Wednesday, May 17, 2006

Abnormality [II, 2]

Nowadays the link has frayed, but at one time educated opinion firmly held that homosexuality was abnormal. In fact it was a prime example of that state. The conventional division of psychology into “normal” and “abnormal” has nourished this perception. It was generally accepted that abnormal psychology addressed itself to various types of pathology. This assumption opened the way for psychiatrists to attempt all sorts of phony "cures" of homosexuality.

To be sure, if one uses the term abnormal in the statistical sense of “diverging from the middle range; unusual in terms of frequency," there is no doubt that homosexuals are abnormal in our society. But then so are opera divas, arbitrageurs, and United States Senators.

When it is said that homosexuality is abnormal, a negative value judgment ensues. For this reason the term abnormal is particularly insidious, as it enables the user to glide (usually unconsciously) from a statement of fact to a statement of value. It is precisely this impermissible slide that the philosopher David Hume warned us about. But the misguided effort of trying to derive an “ought” from an “is” persists.

Two historical curiosities may be noted. In a harangue against sodomites, the French thirteenth-century poem Le Roman de la Rose (ll. 19619-20) refers to those who practice such exceptions anormales.

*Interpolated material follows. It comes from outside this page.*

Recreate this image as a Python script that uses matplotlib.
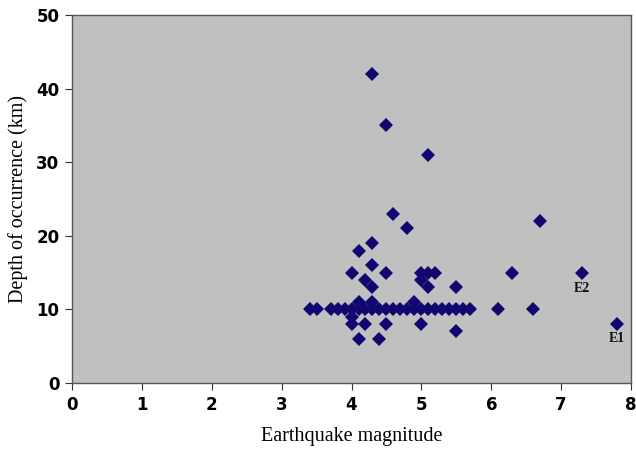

In 1869 the Hungarian homosexual theorist K.M. Kertbeny coined a word normalsexual (corresponding to our “heterosexual”) to contrast with homosexual (which by inference is not normal). Kertbeny’s first compound, in striking contrast to his second, did not catch on. Even so, today one sometimes finds the term “normals” casually deployed to designate straights, as if the assertion presented no problems.

In the recent debate over gay marriage some participants keep insisting the marriage is “the norm,” seeking once again to bridge the gap between is and ought. Some fallacies never die.

A close cousin of abnormal is anomaly. In modern times this term seems to have been first used in a sexual sense in the German form Anomalie by Richard von Krafft-Ebing in 1877. Etymologically, the noun represents the opposite of the Greek “omalos,” meaning “even, level.” (It is not derived from “anomos,” “unlawful,” though a link is often perceived.)

In 1927 a guilt-ridden British homosexual chose the pseudonym “Anomaly” for his book The Invert.(The writer's real name is not known.)

Other related terms are aberration, perversion (with pervert), and degenerate.

In ordinary language queer probably comes the closest to the core idea of abnormality. (For some reason freak and weirdo, the latter now a quaint survival, are not commonly applied to gay people.) In the case of the word queer the most relevant predecessor sense is probably the eighteenth-century usage regarding money. Queer money is counterfeit. (The term counterfeit sex has sometimes been applied to homosexuality.)

Recently, the word queer has been the object of a concerted reclamation project; hence queer studies and queer theory. Generally restricted to academic circles, the popularity of these terms seems to be declining even there.